Task brief —
Every line below that mentions the word "this" should be copied out.

Items —
——————
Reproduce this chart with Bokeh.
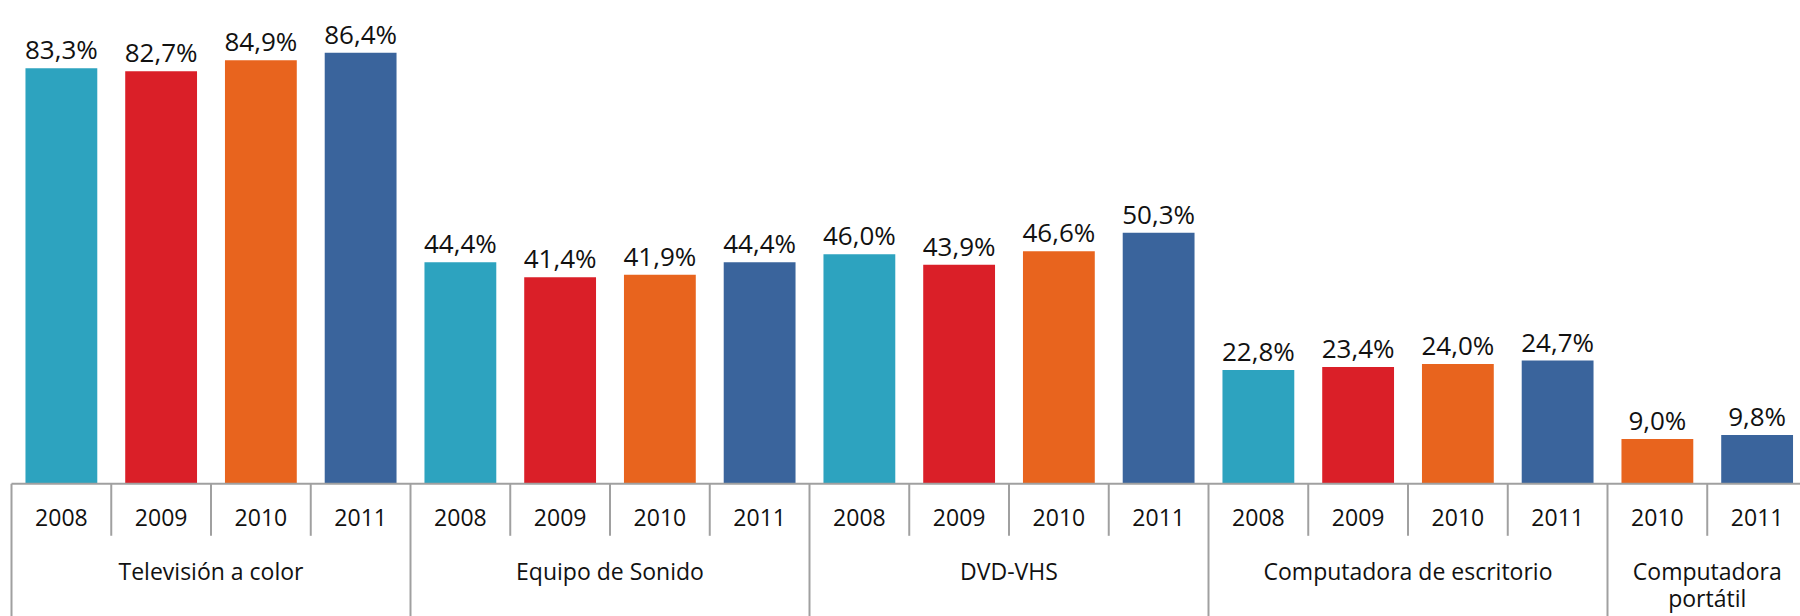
——————
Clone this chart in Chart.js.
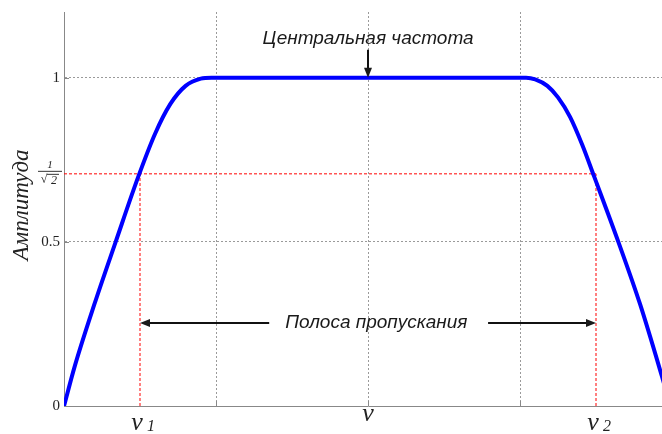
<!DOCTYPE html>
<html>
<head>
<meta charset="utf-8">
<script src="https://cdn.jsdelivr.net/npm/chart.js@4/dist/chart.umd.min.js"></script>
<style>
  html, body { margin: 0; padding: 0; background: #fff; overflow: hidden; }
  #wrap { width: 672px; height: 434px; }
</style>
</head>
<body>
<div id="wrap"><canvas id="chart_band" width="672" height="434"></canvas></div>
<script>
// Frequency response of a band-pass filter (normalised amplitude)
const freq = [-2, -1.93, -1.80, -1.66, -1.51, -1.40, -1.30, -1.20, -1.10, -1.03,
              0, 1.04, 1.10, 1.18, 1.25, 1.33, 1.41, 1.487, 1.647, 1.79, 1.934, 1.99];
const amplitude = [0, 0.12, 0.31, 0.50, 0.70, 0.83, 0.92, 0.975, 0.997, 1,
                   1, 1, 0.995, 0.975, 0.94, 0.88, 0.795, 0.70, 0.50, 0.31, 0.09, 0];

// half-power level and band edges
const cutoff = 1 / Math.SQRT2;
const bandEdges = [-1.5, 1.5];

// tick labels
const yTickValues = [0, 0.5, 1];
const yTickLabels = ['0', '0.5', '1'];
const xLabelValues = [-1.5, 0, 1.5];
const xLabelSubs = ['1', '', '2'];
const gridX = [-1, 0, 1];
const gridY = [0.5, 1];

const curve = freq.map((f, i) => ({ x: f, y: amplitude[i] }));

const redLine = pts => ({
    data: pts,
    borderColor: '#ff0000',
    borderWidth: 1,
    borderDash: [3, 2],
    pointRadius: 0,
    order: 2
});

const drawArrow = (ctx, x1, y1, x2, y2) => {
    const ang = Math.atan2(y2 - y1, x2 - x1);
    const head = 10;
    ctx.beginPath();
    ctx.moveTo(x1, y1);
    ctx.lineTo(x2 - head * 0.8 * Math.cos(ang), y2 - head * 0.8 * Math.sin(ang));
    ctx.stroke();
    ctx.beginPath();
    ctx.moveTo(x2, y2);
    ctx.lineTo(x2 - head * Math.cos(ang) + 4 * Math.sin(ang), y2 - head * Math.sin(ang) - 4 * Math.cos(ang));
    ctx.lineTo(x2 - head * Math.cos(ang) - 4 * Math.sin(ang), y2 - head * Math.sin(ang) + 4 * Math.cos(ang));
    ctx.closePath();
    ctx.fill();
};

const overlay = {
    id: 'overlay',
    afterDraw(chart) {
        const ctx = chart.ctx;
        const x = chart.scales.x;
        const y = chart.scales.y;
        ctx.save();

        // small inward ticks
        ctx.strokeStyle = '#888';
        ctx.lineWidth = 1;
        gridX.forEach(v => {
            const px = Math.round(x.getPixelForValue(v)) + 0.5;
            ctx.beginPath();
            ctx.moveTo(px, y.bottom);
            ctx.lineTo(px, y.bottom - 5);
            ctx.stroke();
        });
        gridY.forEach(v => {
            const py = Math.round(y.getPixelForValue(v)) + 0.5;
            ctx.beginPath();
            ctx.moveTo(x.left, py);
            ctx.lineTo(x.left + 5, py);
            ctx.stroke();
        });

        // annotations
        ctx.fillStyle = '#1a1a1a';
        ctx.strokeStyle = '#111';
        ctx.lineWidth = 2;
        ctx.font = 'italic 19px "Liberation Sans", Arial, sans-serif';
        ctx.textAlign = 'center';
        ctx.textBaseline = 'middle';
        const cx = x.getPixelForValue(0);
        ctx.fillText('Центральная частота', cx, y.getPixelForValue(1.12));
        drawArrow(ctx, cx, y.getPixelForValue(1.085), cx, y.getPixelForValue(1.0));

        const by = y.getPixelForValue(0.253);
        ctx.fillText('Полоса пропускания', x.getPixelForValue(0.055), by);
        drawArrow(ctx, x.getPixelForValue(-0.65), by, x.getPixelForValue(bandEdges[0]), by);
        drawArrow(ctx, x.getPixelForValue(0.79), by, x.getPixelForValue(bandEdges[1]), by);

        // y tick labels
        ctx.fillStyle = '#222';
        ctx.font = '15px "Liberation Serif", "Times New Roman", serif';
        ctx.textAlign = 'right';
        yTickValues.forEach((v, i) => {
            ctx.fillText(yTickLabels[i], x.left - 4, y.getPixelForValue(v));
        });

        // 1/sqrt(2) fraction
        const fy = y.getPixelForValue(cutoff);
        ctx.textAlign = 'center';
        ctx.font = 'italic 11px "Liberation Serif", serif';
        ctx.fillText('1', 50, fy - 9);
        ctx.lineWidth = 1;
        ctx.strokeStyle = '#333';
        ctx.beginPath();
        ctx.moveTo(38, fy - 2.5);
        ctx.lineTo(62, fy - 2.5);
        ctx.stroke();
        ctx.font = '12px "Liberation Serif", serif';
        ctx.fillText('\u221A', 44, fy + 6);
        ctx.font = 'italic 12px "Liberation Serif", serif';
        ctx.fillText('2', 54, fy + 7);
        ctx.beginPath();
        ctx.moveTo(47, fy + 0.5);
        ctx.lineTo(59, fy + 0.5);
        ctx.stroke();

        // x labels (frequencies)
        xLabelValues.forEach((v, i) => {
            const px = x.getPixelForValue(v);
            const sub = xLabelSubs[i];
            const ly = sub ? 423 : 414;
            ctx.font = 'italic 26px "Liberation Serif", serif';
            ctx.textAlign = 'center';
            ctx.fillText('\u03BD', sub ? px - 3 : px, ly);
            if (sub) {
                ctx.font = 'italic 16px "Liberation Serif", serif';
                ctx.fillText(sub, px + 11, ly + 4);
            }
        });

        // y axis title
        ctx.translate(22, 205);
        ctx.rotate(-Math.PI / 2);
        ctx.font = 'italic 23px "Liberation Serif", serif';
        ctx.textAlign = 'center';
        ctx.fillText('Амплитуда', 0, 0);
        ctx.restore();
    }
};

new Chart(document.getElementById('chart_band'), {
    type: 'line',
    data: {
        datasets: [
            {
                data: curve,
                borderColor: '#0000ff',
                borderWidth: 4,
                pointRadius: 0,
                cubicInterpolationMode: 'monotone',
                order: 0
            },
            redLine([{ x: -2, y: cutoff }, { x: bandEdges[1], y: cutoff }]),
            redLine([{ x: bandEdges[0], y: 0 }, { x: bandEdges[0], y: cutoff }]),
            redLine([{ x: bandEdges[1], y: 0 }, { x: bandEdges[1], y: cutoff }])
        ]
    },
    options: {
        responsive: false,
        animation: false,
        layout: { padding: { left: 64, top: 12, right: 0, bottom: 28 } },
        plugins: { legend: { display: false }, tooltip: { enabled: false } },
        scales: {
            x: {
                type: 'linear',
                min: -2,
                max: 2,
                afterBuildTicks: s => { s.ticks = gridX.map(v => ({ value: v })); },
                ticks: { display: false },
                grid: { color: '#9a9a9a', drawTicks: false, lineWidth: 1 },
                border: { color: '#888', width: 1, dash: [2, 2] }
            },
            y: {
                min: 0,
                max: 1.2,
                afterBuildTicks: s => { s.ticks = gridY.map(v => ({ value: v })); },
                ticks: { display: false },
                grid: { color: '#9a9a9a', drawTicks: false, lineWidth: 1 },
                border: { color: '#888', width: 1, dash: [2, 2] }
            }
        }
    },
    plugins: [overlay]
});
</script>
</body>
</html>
——————
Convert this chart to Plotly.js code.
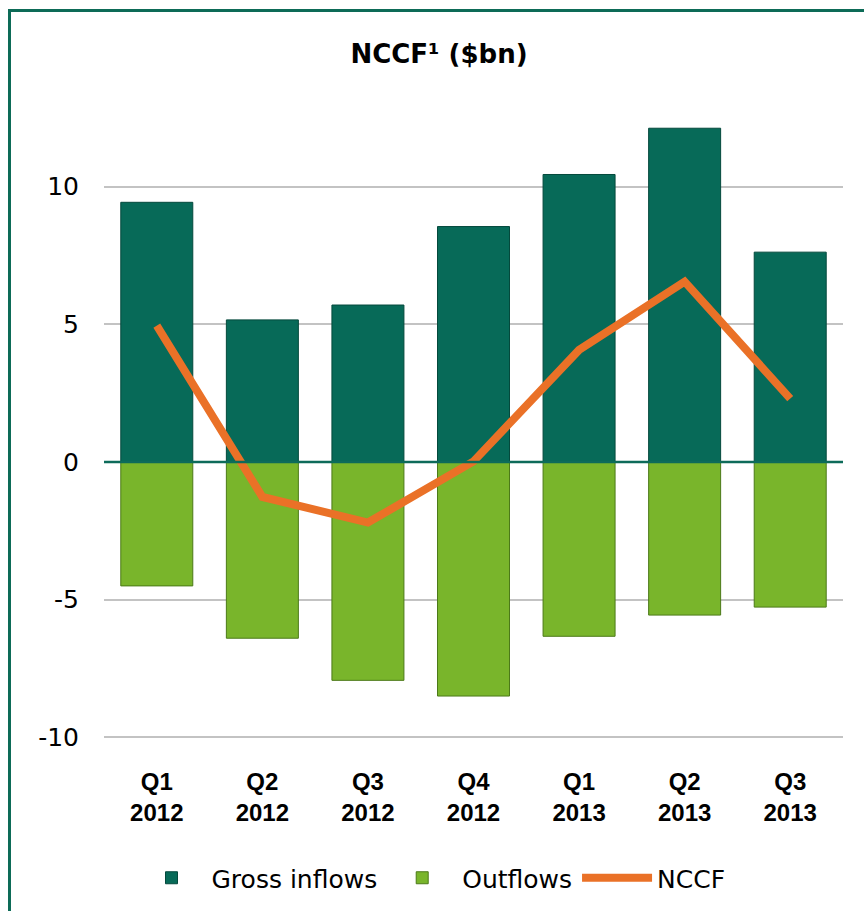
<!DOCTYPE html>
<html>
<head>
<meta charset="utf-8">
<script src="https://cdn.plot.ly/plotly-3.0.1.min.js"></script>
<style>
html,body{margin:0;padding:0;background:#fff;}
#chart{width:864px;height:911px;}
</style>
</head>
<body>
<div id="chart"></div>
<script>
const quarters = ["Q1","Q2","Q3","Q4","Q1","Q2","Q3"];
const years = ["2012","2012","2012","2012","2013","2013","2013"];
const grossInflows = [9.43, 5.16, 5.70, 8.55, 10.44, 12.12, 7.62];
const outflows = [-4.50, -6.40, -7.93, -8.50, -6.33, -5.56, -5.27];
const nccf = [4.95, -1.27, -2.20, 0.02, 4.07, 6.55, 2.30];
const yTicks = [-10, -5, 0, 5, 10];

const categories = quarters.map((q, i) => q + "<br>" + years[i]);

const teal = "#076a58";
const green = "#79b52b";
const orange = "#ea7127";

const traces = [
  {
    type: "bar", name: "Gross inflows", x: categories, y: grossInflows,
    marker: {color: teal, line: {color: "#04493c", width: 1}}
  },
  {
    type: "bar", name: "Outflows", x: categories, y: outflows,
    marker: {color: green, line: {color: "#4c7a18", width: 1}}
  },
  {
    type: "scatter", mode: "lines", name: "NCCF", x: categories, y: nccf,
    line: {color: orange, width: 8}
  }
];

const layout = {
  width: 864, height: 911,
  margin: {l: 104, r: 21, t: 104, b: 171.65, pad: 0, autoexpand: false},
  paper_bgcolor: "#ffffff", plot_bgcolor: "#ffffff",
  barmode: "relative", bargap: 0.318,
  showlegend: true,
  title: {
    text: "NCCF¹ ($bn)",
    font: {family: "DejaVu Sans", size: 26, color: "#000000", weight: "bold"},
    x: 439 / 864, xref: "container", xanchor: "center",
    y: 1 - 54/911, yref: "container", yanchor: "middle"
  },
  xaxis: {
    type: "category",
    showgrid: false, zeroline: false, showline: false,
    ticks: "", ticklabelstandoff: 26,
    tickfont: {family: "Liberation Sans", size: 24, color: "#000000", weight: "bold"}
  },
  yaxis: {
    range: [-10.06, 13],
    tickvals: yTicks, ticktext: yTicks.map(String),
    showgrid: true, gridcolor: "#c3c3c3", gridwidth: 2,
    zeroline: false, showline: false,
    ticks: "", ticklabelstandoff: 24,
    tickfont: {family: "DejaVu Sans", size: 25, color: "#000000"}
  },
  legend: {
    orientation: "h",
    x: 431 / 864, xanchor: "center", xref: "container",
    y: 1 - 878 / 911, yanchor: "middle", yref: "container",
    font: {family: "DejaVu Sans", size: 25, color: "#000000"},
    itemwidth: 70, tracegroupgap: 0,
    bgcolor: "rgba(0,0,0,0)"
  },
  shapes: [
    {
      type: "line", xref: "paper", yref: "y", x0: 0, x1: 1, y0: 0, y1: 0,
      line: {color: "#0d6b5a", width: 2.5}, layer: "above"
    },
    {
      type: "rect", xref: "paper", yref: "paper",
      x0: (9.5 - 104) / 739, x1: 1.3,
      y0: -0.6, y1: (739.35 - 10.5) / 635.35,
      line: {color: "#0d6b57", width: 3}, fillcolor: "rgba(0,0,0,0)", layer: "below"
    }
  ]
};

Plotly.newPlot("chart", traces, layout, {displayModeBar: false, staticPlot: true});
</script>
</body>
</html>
——————
The solution —
Reproduce this chart with Bokeh.
Clone this chart in Chart.js.
Convert this chart to Plotly.js code.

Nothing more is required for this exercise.